К моменту приезда главврача, около девяти утра, стало ясно, что престарелая сестра Мэри Альфонсус, по всей вероятности, не впала в кому, а умерла. Полоска полупрозрачного материала была размотана и небрежно брошена на пол медсестрой, которая подоспела к постели первой.
Я не медик. Я — санитар. Во всех медицинских вопросах санитары подчиняются медперсоналу. Оживлять сестру Мэри Альфонсус я не пытался, даже не снял с ее головы ткань, которая, похоже, не была привязана. Насколько я понимал, пациентка могла все еще быть жива после инсульта или сердечного приступа.
По закону только врач имеет право засвидетельствовать смерть.
В медучреждениях вроде нашего смерть приходит внезапно, часто в течение суток. А бывает и часа не пройдет. Остановка сердца, легочная эмболия, инсульт — как гром среди ясного неба. Если престарелый пациент серьезно заболевает, например, пневмонией или раком, его или ее переводят в городскую больницу О-Клэр для специализированного лечения; но у большинства наших подопечных хронические заболевания, наиболее коварное из них — старость.

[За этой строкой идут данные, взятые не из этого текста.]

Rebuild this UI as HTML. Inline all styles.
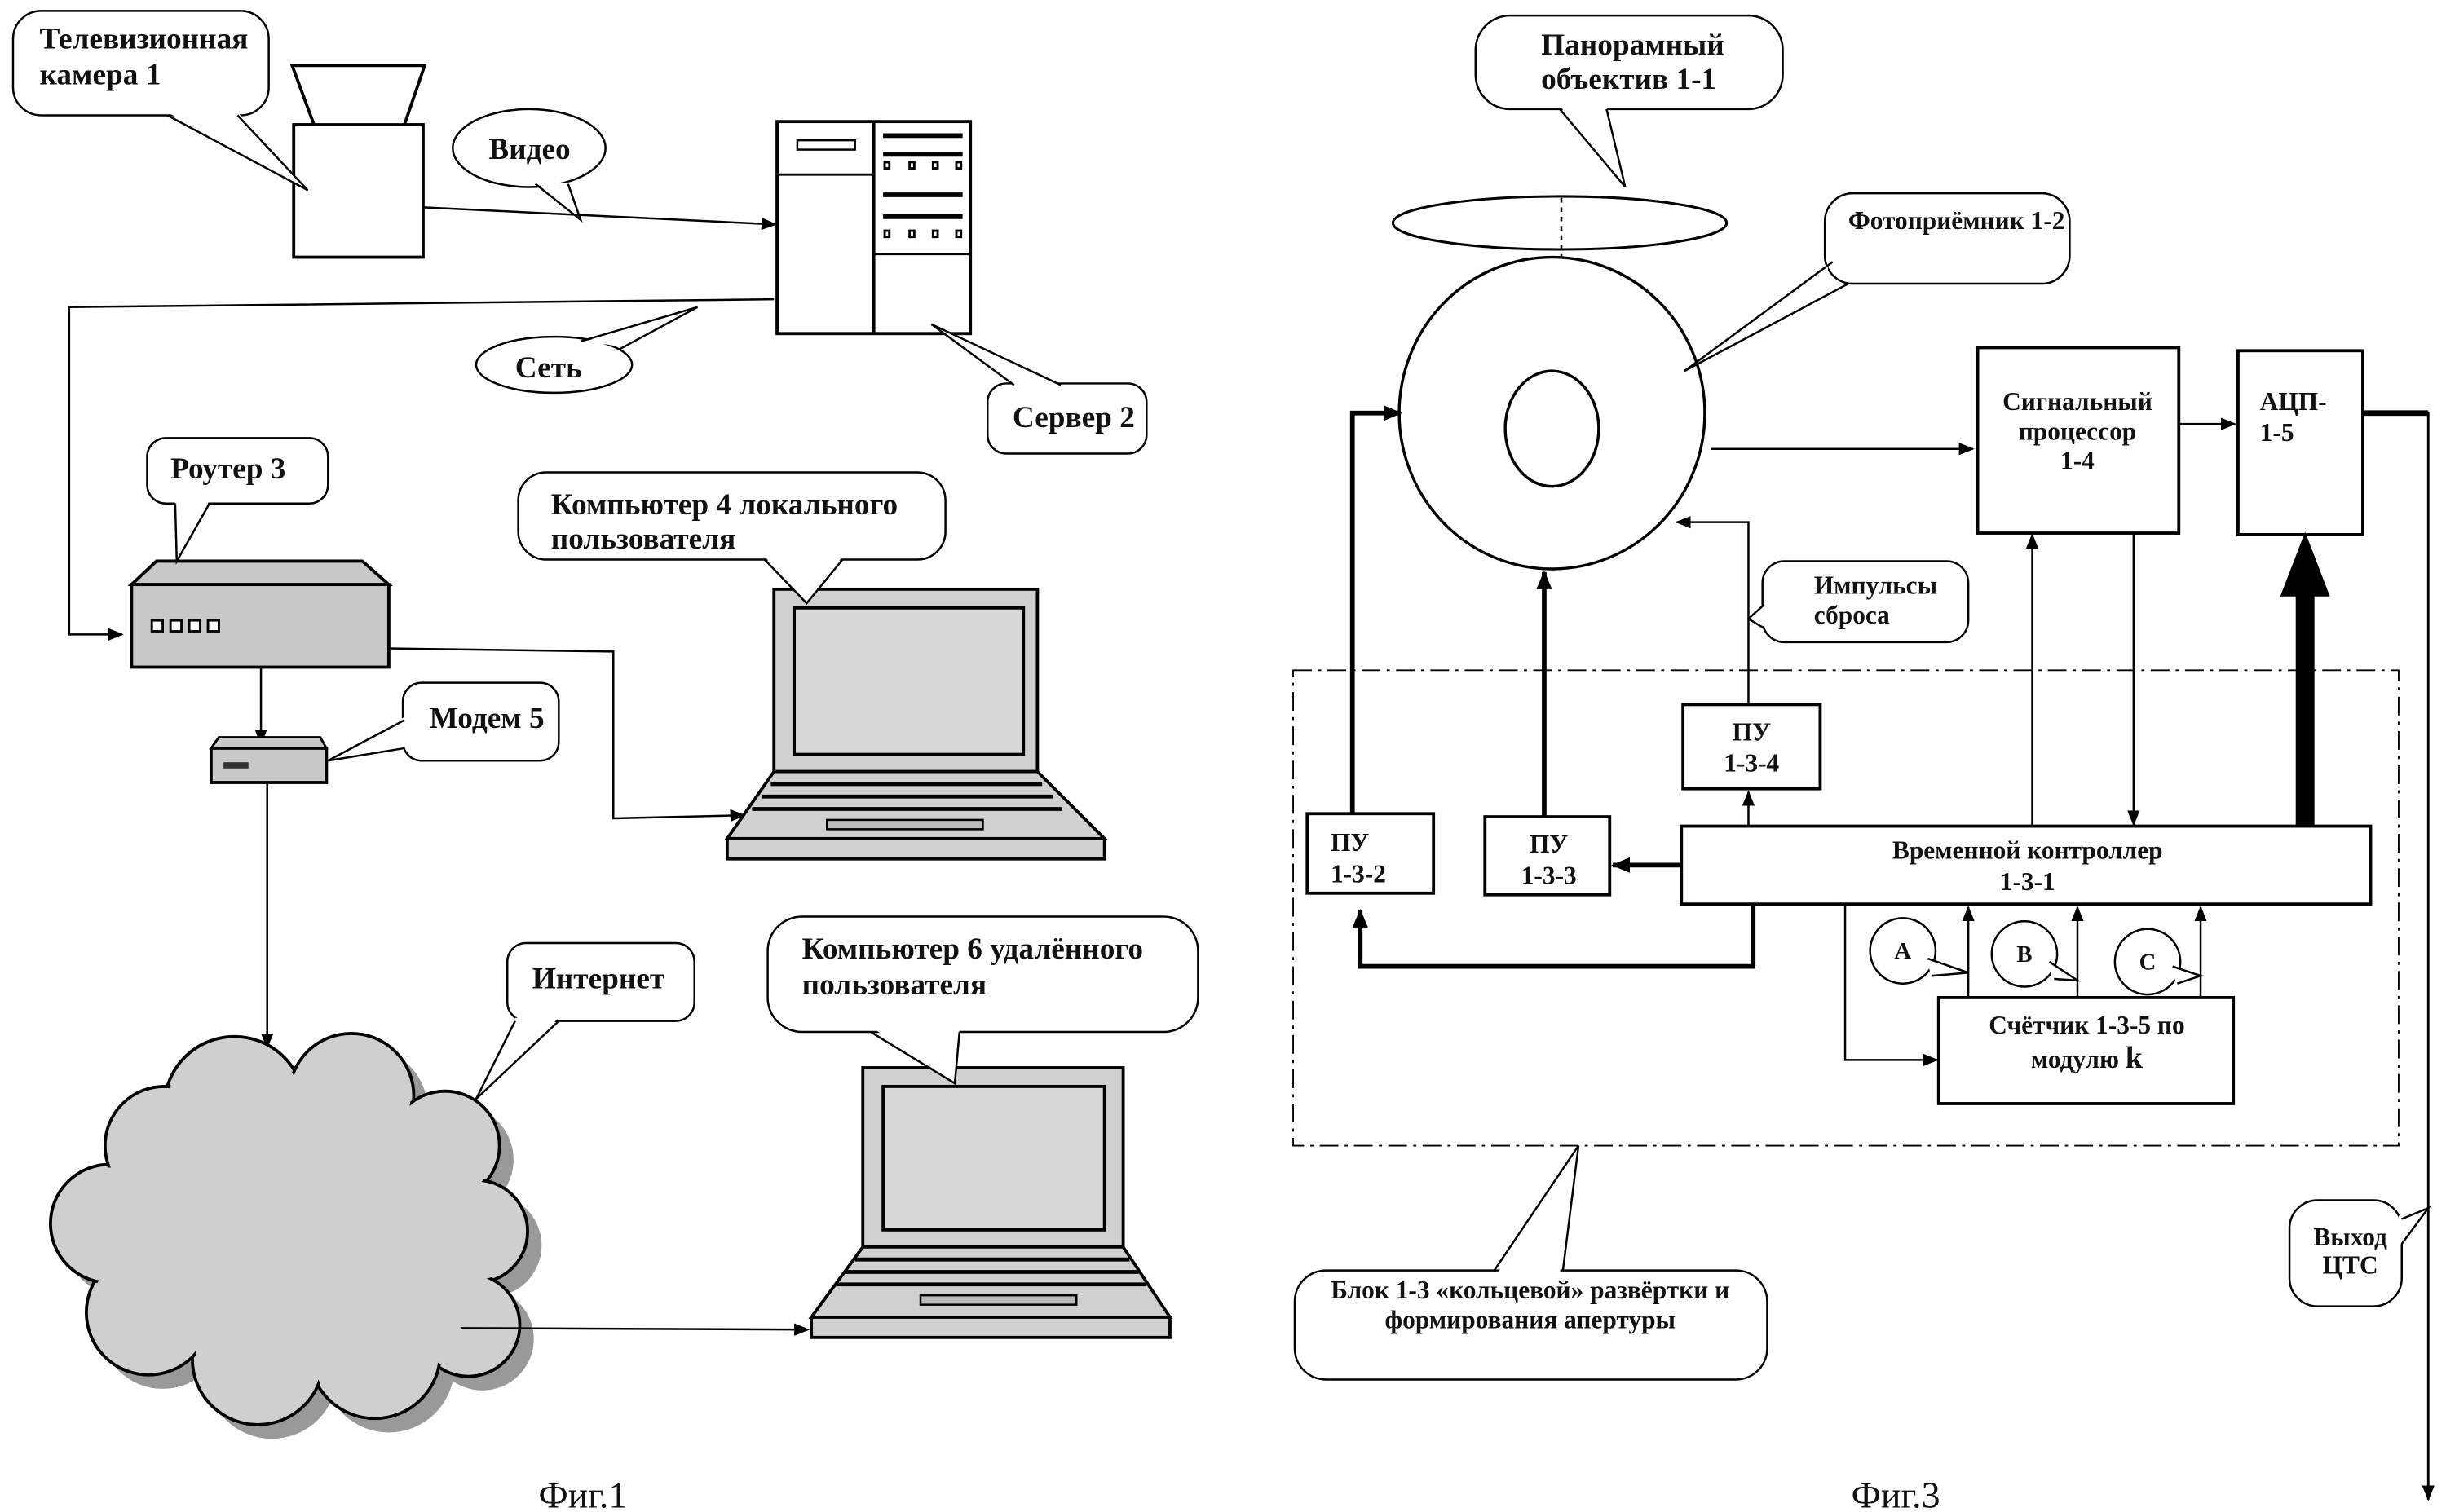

В ситуации смерти, когда живое тело становится “мертвым”, должны быть соблюдены некоторые формальности. Заведующий отделением обязан подписать свидетельство о смерти и сообщить в окружную судмедэкспертизу. Если есть сведения о близких родственниках, их извещают и договариваются о вывозе тела и погребении.
Тогда я об этом ничего не знал, да и потом касался этого очень мало — хотя и слышал краем уха, что престарелая монахиня умерла, не оставив ни завещания, ни душеприказчиков.
(Душеприказчик: это старомодное слово теперь опять в ходу. Есть в нем что-то противное. Какой душе нужны приказы?
Разве что душе того, кто выжил из ума? Не самая приятная мысль, особенно в нашем учреждении.)
В следующий раз я оказался рядом с сестрой Мэри Альфонсус уже после того, как доктор Бромвальдер провел осмотр, и тело накрыли белой простыней. Вместе с другим санитаром мы положили ее на каталку и быстро, стараясь не привлекать внимания, повезли в подвал, где расположен морг, — о черт, старушка-то не из легких!
Я не удержался и приподнял край простыни: лицо сестры Мэри Альфонсус было сплошь покрыто красными пятнами, кожа грубая, не скажешь даже, что это женщина. Глаза с редкими ресницами были закрыты, а рот, который при жизни напо-
минал щучью пасть, сейчас был открыт, челюсть безвольно отвисла.
Знал ее что ли, Фрэнсис?
Доктору Бромвальдеру и в голову не пришло усомниться в том, что сестра в свои восемьдесят четыре года умерла во сне от остановки сердца. Проблемы с сердцем у нее были: хроническая сердечная недостаточность. Прямой угрозы для жизни в этом не было, но, с другой стороны, на лицо были все признаки инфаркта, а не инсульта. При таких обстоятельствах во вскрытии необходимости не было.
Ткань, обернутая вокруг головы монахини, определенно была слишком хлипкой, чтобы вызвать удушье. Главный врач усмотрел в этом лишь маленькую странность — "эксцентричность”, — но такие “эксцентричные” поступки не редкость в домах престарелых, ведь их пациенты могут быть не только физически, но и психически больны. Так что никто не придал особого значения этой полупрозрачной ткани, кроме нескольких медсестер из отделения Д, которым эта загадка не давала покоя: чего ей в голову взбрело? что это значит?
По общему мнению, ткань принадлежала личным вещам сестры, они хранились в маленькой тумбочке в ее комнате. Она действительно была похожа на занавеску, точнее кусок занавески, — белый тюль в горошек, чем-то заляпанный, дешевый на вид.
Может она перепутала сон с явью? Обернула занавеску вокруг головы, а думала, что это платок монахини!
Может она знала, что умирает. Может, в этом было что-то религиозное, как у католиков на исповеди - искупление грехов?
Среди персонала отделения Д сестра Мэри Альфонсус не пользовалась популярностью. Обращаясь к ней, сиделки говорили сестра, а за ее спиной — старая монахиня.
Или старая монахиня, которая заведовала этим ужасным приютом в Крейгмилнаре.
В документах значится, что сестра Мэри Альфонсус была обнаружена без признаков жизни в своей постели санитаром отделения Д Фрэнсисом Кофом, который немедленно поставил в известность сестринский персонал. Время: 7.08 утра.